DATA BLOCK:
>> BEGIN
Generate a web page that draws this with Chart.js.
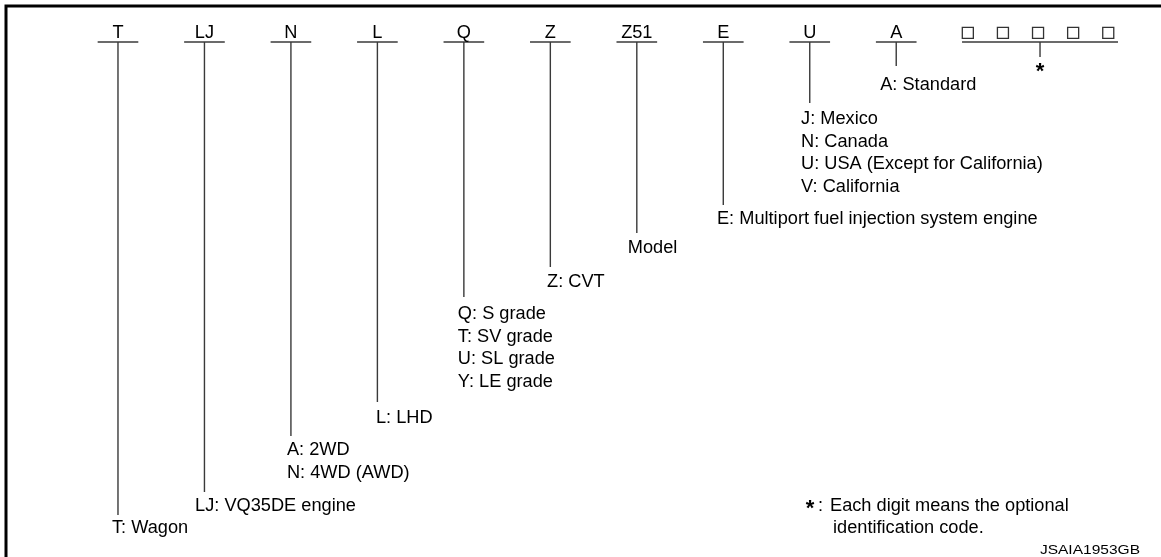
<!DOCTYPE html>
<html>
<head>
<meta charset="utf-8">
<script src="https://cdn.jsdelivr.net/npm/chart.js@4/dist/chart.umd.min.js"></script>
<style>
  html, body { margin: 0; padding: 0; background: #ffffff; }
  #wrap { width: 1161px; height: 557px; position: relative; }
</style>
</head>
<body>
<div id="wrap"><canvas id="c"></canvas></div>
<script>
// ---- data ----
const codes = ['T', 'LJ', 'N', 'L', 'Q', 'Z', 'Z51', 'E', 'U', 'A'];
const descriptions = [
  ['T: Wagon'],
  ['LJ: VQ35DE engine'],
  ['A: 2WD', 'N: 4WD (AWD)'],
  ['L: LHD'],
  ['Q: S grade', 'T: SV grade', 'U: SL grade', 'Y: LE grade'],
  ['Z: CVT'],
  ['Model'],
  ['E: Multiport fuel injection system engine'],
  ['J: Mexico', 'N: Canada', 'U: USA (Except for California)', 'V: California'],
  ['A: Standard']
];
// depth (from top) at which each leader ends, and baseline of its first description line
const leaderEnds = [515, 492, 436, 402, 297, 267, 233, 205, 103, 66];
const descBaselines = [533, 511, 455, 423, 319, 287, 253, 224, 124, 90];
const optionalDigits = ['□', '□', '□', '□', '□'];
const noteMark = '*';
const noteLines = ['Each digit means the optional', 'identification code.'];
const figureId = 'JSAIA1953GB';

// ---- layout (not data) ----
const RULE_Y = 42;
const CODE_BASE = 38;
const HALF_RULE = 0.235;
const DESC_SHIFT = [6, 9.4, 4, 1.4, 6, 3.3, 9, 6.3, 8.7, 16];
const LINE_GAP = 22.7;
const BOX_START = 9.828, BOX_STEP = 0.406, BOX_Y = 32.8;
const GROUP_L = 9.761, GROUP_R = 11.565, GROUP_MID = 10.663, GROUP_END = 57;
const X_MIN = -1.3644, X_MAX = 12.062;
const FONT = '"Liberation Sans", Arial, Helvetica, sans-serif';
const LINE_COLOR = '#3a3a3a';

const segs = [];
function seg(points) {
  segs.push({
    data: points, showLine: true, pointRadius: 0, borderColor: LINE_COLOR,
    borderWidth: 1.4, fill: false, tension: 0
  });
}
codes.forEach((c, i) => {
  seg([{x: i - HALF_RULE, y: RULE_Y}, {x: i + HALF_RULE, y: RULE_Y}]);
  seg([{x: i, y: RULE_Y}, {x: i, y: leaderEnds[i]}]);
});
seg([{x: GROUP_L, y: RULE_Y}, {x: GROUP_R, y: RULE_Y}]);
seg([{x: GROUP_MID, y: RULE_Y}, {x: GROUP_MID, y: GROUP_END}]);

const boxes = {
  data: optionalDigits.map((d, k) => ({x: BOX_START + k * BOX_STEP, y: BOX_Y})),
  showLine: false, pointStyle: 'rect', pointRadius: 7.8, pointHoverRadius: 7.8,
  pointBorderWidth: 1.3, borderColor: '#333', backgroundColor: '#ffffff',
  pointBackgroundColor: '#ffffff', pointBorderColor: '#333'
};

function txt(ctx, s, x, y, size, align, sx, bold) {
  ctx.save();
  ctx.font = (bold ? 'bold ' : '') + size + 'px ' + FONT;
  ctx.fillStyle = '#000';
  ctx.textBaseline = 'alphabetic';
  ctx.textAlign = align || 'left';
  ctx.translate(x, y);
  ctx.scale(sx || 1, 1);
  ctx.fillText(s, 0, 0);
  ctx.restore();
}

const framePlugin = {
  id: 'frame',
  beforeDatasetsDraw(chart) {
    const ctx = chart.ctx, a = chart.chartArea;
    ctx.save();
    ctx.strokeStyle = '#000';
    ctx.lineWidth = 3;
    ctx.beginPath();
    ctx.moveTo(a.left + 6, a.bottom);
    ctx.lineTo(a.left + 6, a.top + 6);
    ctx.lineTo(a.right, a.top + 6);
    ctx.stroke();
    ctx.restore();
  }
};

const textPlugin = {
  id: 'texts',
  afterDatasetsDraw(chart) {
    const ctx = chart.ctx, xs = chart.scales.x, ys = chart.scales.y;
    const F = 17.5, S = 1.04;
    codes.forEach((c, i) => {
      txt(ctx, c, xs.getPixelForValue(i), ys.getPixelForValue(CODE_BASE), F, 'center', S);
      descriptions[i].forEach((line, k) => {
        txt(ctx, line, xs.getPixelForValue(i) - DESC_SHIFT[i],
            ys.getPixelForValue(descBaselines[i] + k * LINE_GAP), F, 'left', S);
      });
    });
    txt(ctx, noteMark, xs.getPixelForValue(GROUP_MID), ys.getPixelForValue(78), 22, 'center', 1, true);
    txt(ctx, noteMark, 810, ys.getPixelForValue(515), 22, 'center', 1, true);
    txt(ctx, ':', 818, ys.getPixelForValue(511), F, 'left', S);
    txt(ctx, noteLines[0], 830, ys.getPixelForValue(511), F, 'left', S);
    txt(ctx, noteLines[1], 833, ys.getPixelForValue(533), F, 'left', S);
    txt(ctx, figureId, 1140, ys.getPixelForValue(554), 13.5, 'right', 1.15);
  }
};

new Chart(document.getElementById('c'), {
  type: 'scatter',
  data: { datasets: [...segs, boxes] },
  options: {
    responsive: true, maintainAspectRatio: false, animation: false,
    events: [],
    layout: { padding: 0, autoPadding: false },
    plugins: { legend: { display: false }, tooltip: { enabled: false } },
    scales: {
      x: { type: 'linear', display: false, min: X_MIN, max: X_MAX },
      y: { type: 'linear', display: false, min: 0, max: 557, reverse: true }
    }
  },
  plugins: [framePlugin, textPlugin]
});
</script>
</body>
</html>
>> END
SET EXERCISE: Omitting all images, print the listing exactly.

SOLUTION:
Generate a web page that draws this with Chart.js.
<!DOCTYPE html>
<html>
<head>
<meta charset="utf-8">
<script src="https://cdn.jsdelivr.net/npm/chart.js@4/dist/chart.umd.min.js"></script>
<style>
  html, body { margin: 0; padding: 0; background: #ffffff; }
  #wrap { width: 1161px; height: 557px; position: relative; }
</style>
</head>
<body>
<div id="wrap"><canvas id="c"></canvas></div>
<script>
// ---- data ----
const codes = ['T', 'LJ', 'N', 'L', 'Q', 'Z', 'Z51', 'E', 'U', 'A'];
const descriptions = [
  ['T: Wagon'],
  ['LJ: VQ35DE engine'],
  ['A: 2WD', 'N: 4WD (AWD)'],
  ['L: LHD'],
  ['Q: S grade', 'T: SV grade', 'U: SL grade', 'Y: LE grade'],
  ['Z: CVT'],
  ['Model'],
  ['E: Multiport fuel injection system engine'],
  ['J: Mexico', 'N: Canada', 'U: USA (Except for California)', 'V: California'],
  ['A: Standard']
];
// depth (from top) at which each leader ends, and baseline of its first description line
const leaderEnds = [515, 492, 436, 402, 297, 267, 233, 205, 103, 66];
const descBaselines = [533, 511, 455, 423, 319, 287, 253, 224, 124, 90];
const optionalDigits = ['□', '□', '□', '□', '□'];
const noteMark = '*';
const noteLines = ['Each digit means the optional', 'identification code.'];
const figureId = 'JSAIA1953GB';

// ---- layout (not data) ----
const RULE_Y = 42;
const CODE_BASE = 38;
const HALF_RULE = 0.235;
const DESC_SHIFT = [6, 9.4, 4, 1.4, 6, 3.3, 9, 6.3, 8.7, 16];
const LINE_GAP = 22.7;
const BOX_START = 9.828, BOX_STEP = 0.406, BOX_Y = 32.8;
const GROUP_L = 9.761, GROUP_R = 11.565, GROUP_MID = 10.663, GROUP_END = 57;
const X_MIN = -1.3644, X_MAX = 12.062;
const FONT = '"Liberation Sans", Arial, Helvetica, sans-serif';
const LINE_COLOR = '#3a3a3a';

const segs = [];
function seg(points) {
  segs.push({
    data: points, showLine: true, pointRadius: 0, borderColor: LINE_COLOR,
    borderWidth: 1.4, fill: false, tension: 0
  });
}
codes.forEach((c, i) => {
  seg([{x: i - HALF_RULE, y: RULE_Y}, {x: i + HALF_RULE, y: RULE_Y}]);
  seg([{x: i, y: RULE_Y}, {x: i, y: leaderEnds[i]}]);
});
seg([{x: GROUP_L, y: RULE_Y}, {x: GROUP_R, y: RULE_Y}]);
seg([{x: GROUP_MID, y: RULE_Y}, {x: GROUP_MID, y: GROUP_END}]);

const boxes = {
  data: optionalDigits.map((d, k) => ({x: BOX_START + k * BOX_STEP, y: BOX_Y})),
  showLine: false, pointStyle: 'rect', pointRadius: 7.8, pointHoverRadius: 7.8,
  pointBorderWidth: 1.3, borderColor: '#333', backgroundColor: '#ffffff',
  pointBackgroundColor: '#ffffff', pointBorderColor: '#333'
};

function txt(ctx, s, x, y, size, align, sx, bold) {
  ctx.save();
  ctx.font = (bold ? 'bold ' : '') + size + 'px ' + FONT;
  ctx.fillStyle = '#000';
  ctx.textBaseline = 'alphabetic';
  ctx.textAlign = align || 'left';
  ctx.translate(x, y);
  ctx.scale(sx || 1, 1);
  ctx.fillText(s, 0, 0);
  ctx.restore();
}

const framePlugin = {
  id: 'frame',
  beforeDatasetsDraw(chart) {
    const ctx = chart.ctx, a = chart.chartArea;
    ctx.save();
    ctx.strokeStyle = '#000';
    ctx.lineWidth = 3;
    ctx.beginPath();
    ctx.moveTo(a.left + 6, a.bottom);
    ctx.lineTo(a.left + 6, a.top + 6);
    ctx.lineTo(a.right, a.top + 6);
    ctx.stroke();
    ctx.restore();
  }
};

const textPlugin = {
  id: 'texts',
  afterDatasetsDraw(chart) {
    const ctx = chart.ctx, xs = chart.scales.x, ys = chart.scales.y;
    const F = 17.5, S = 1.04;
    codes.forEach((c, i) => {
      txt(ctx, c, xs.getPixelForValue(i), ys.getPixelForValue(CODE_BASE), F, 'center', S);
      descriptions[i].forEach((line, k) => {
        txt(ctx, line, xs.getPixelForValue(i) - DESC_SHIFT[i],
            ys.getPixelForValue(descBaselines[i] + k * LINE_GAP), F, 'left', S);
      });
    });
    txt(ctx, noteMark, xs.getPixelForValue(GROUP_MID), ys.getPixelForValue(78), 22, 'center', 1, true);
    txt(ctx, noteMark, 810, ys.getPixelForValue(515), 22, 'center', 1, true);
    txt(ctx, ':', 818, ys.getPixelForValue(511), F, 'left', S);
    txt(ctx, noteLines[0], 830, ys.getPixelForValue(511), F, 'left', S);
    txt(ctx, noteLines[1], 833, ys.getPixelForValue(533), F, 'left', S);
    txt(ctx, figureId, 1140, ys.getPixelForValue(554), 13.5, 'right', 1.15);
  }
};

new Chart(document.getElementById('c'), {
  type: 'scatter',
  data: { datasets: [...segs, boxes] },
  options: {
    responsive: true, maintainAspectRatio: false, animation: false,
    events: [],
    layout: { padding: 0, autoPadding: false },
    plugins: { legend: { display: false }, tooltip: { enabled: false } },
    scales: {
      x: { type: 'linear', display: false, min: X_MIN, max: X_MAX },
      y: { type: 'linear', display: false, min: 0, max: 557, reverse: true }
    }
  },
  plugins: [framePlugin, textPlugin]
});
</script>
</body>
</html>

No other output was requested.